That’s me, but the critter on my
shoulder is not Leine, the star of my last novel, A Different Dragon
Entirely.
Smaug is the critter’s name, and Smaug hales from Australia and
belongs to my grand-nephew Archer. Smaug
is not a Texas horny toad as Leine is, he’s longer and has no horns at all on
head or torso. He can scuttle with great exuberance across the carpet, and he
does cling with authority to one’s shoulder with his spatula-type feet and claws.
He has holes in the side of head, which I suppose are ears. But he doesn’t squirt blood from his eyes to deter predators like Texas horny toads do, and he
certainly isn’t cabin-size and able to float and fly like Leine. And as much as
I tried to commune with Smaug via telepathic Latin, I never got so much as a
grunt from him/her.
For all those differences, I
found Smaug to be a delightful faux-Leine during our weekend visit to Archer’s
house. Archer is named Archer because his parents are both nuts for fantasy
books, a genre in which a good archer is pretty much required for any company
of main characters who take on all sorts of beasties. So, we have a teenage
Archer in our McBride clan now, and Archer has his own mini-dragon named Smaug.
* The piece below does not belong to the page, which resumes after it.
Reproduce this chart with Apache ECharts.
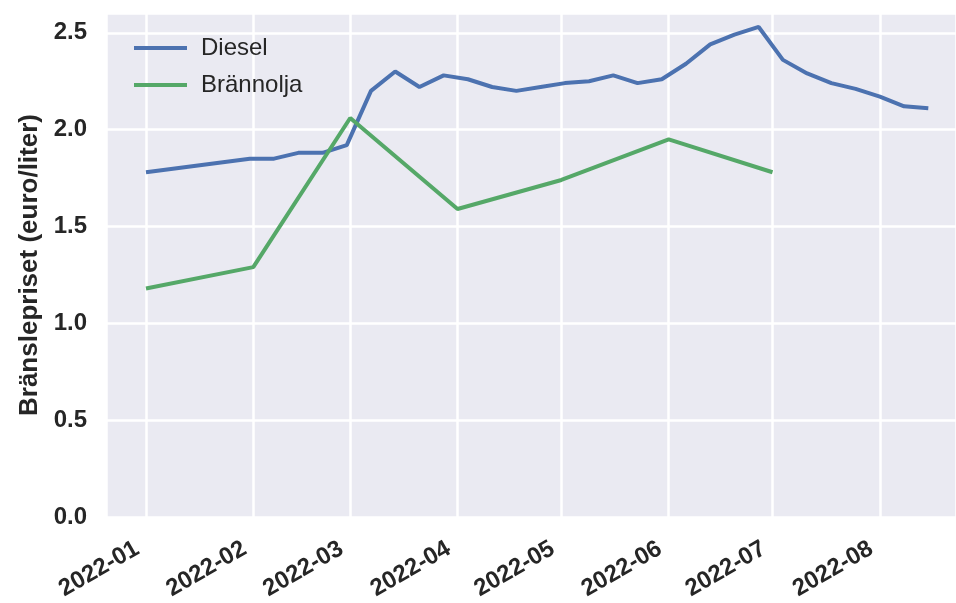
<!DOCTYPE html>
<html>
<head>
<meta charset="utf-8">
<script src="https://cdn.jsdelivr.net/npm/echarts@6/dist/echarts.min.js"></script>
<style>
html,body{margin:0;padding:0;background:#fff;}
#chart{width:956px;height:603px;}
</style>
</head>
<body>
<div id="chart"></div>
<script>
// Data
const dieselDates = ['2022-01-01','2022-01-31','2022-02-07','2022-02-14','2022-02-21','2022-02-28',
  '2022-03-07','2022-03-14','2022-03-21','2022-03-28','2022-04-04','2022-04-11','2022-04-18','2022-04-25',
  '2022-05-02','2022-05-09','2022-05-16','2022-05-23','2022-05-30','2022-06-06','2022-06-13','2022-06-20',
  '2022-06-27','2022-07-04','2022-07-11','2022-07-18','2022-07-25','2022-08-01','2022-08-08','2022-08-15'];
const dieselValues = [1.78,1.85,1.85,1.88,1.88,1.92,
  2.20,2.30,2.22,2.28,2.26,2.22,2.20,2.22,
  2.24,2.25,2.28,2.24,2.26,2.34,2.44,2.49,
  2.53,2.36,2.29,2.24,2.21,2.17,2.12,2.11];
const oilDates = ['2022-01-01','2022-02-01','2022-03-01','2022-04-01','2022-05-01','2022-06-01','2022-07-01'];
const oilValues = [1.18,1.29,2.06,1.59,1.74,1.95,1.78];
const seriesNames = ['Diesel','Brännolja'];
const yAxisTitle = 'Bränslepriset (euro/liter)';

const DAY = 86400000;
const jan1 = new Date(2022,0,1).getTime();
const xMin = jan1 - 11.55*DAY;
const xMax = jan1 + 234*DAY;

const font = '"Liberation Sans", Arial, Helvetica, sans-serif';
const textColor = '#262626';
const colors = ['#4C72B0','#55A868'];

const chart = echarts.init(document.getElementById('chart'), null, {renderer:'canvas'});
chart.setOption({
  animation:false,
  backgroundColor:'#ffffff',
  grid:{left:106,right:0,top:13,bottom:86,show:true,backgroundColor:'#EAEAF2',borderWidth:0},
  legend:{
    orient:'vertical', left:129, top:31, itemWidth:53, itemHeight:4, itemGap:13,
    icon:'rect',
    textStyle:{fontFamily:font,fontSize:24,color:textColor,lineHeight:24,padding:[0,0,0,9]},
    data:seriesNames
  },
  xAxis:{
    type:'time', min:xMin, max:xMax, splitNumber:9,
    minInterval:28*DAY, maxInterval:31*DAY,
    axisLine:{show:false}, axisTick:{show:false},
    splitLine:{show:true,lineStyle:{color:'#ffffff',width:2.5}},
    axisLabel:{
      rotate:30, margin:25, padding:[0,10,0,0], fontFamily:font, fontSize:24, fontWeight:'bold', color:textColor,
      showMinLabel:false, showMaxLabel:false, hideOverlap:false,
      formatter:function(v){const d=new Date(v);return d.getFullYear()+'-'+String(d.getMonth()+1).padStart(2,'0');}
    }
  },
  yAxis:{
    type:'value', min:0, max:2.602, interval:0.5,
    name:yAxisTitle, nameLocation:'middle', nameGap:63, nameRotate:90,
    nameTextStyle:{fontFamily:font,fontSize:26,fontWeight:'bold',color:textColor},
    axisLine:{show:false}, axisTick:{show:false},
    splitLine:{show:true,lineStyle:{color:'#ffffff',width:2.5}},
    axisLabel:{margin:19,fontFamily:font,fontSize:24,fontWeight:'bold',color:textColor,showMaxLabel:false,
      formatter:function(v){return v.toFixed(1);}}
  },
  series:[
    {name:seriesNames[0],type:'line',symbol:'none',showSymbol:false,lineStyle:{color:colors[0],width:4},itemStyle:{color:colors[0]},
     data:dieselDates.map((d,i)=>[d,dieselValues[i]])},
    {name:seriesNames[1],type:'line',symbol:'none',showSymbol:false,lineStyle:{color:colors[1],width:4},itemStyle:{color:colors[1]},
     data:oilDates.map((d,i)=>[d,oilValues[i]])}
  ]
});
</script>
</body>
</html>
I don’t know if Archer can handle a bow and launch an arrow that will take out
the eye of a charging warg, but he beat me in a chess game when he was ten, and
was on his school’s chess team.
Since this post started with a
lizard named Smaug, Part 2 features a nameless two-headed rhino I found on the
internet.
I showed this one to four-year-old grandson Jackson who couldn’t wrap
his head around it until I used two of his identical toy woolly mammoths to
demonstrate the illusion of a big critter who doesn’t seem to know if he’s
coming or going.
Not knowing if one is coming or
going is one of the norms of modern life in which we all face too many demands,
too many choices, and too many magical electronic gizmos we call ‘devices’
these days.
‘Which way to go’ was also a
decision made every day for a few months for the three ranking Confederate
generals in Louisiana in the spring of 1864. That’s where my company of main
characters (who are archerless) find themselves in With Might & Main.
They are marched hither and yon, all over much of Louisiana for weeks, as the
Confederate brain trust grapples with how to stop an invading Union army that
is three or four times its size and supported by a strong fleet of river-born
ironclad gunships.
The climax of With Might &
Main reflects the surprising historical outcome of those Rebel generals’
dilemma. Rather it will, as soon as I quit acting like a two-headed rhino and
make my own final charge to get the climax written.
I tend to waffle when it comes to
letting my fingers on the keyboard finally decide which of my beloved
characters needs to die in battle.
I hope August starts well for
you, and I get down to business and finish WM&M before Labor Day.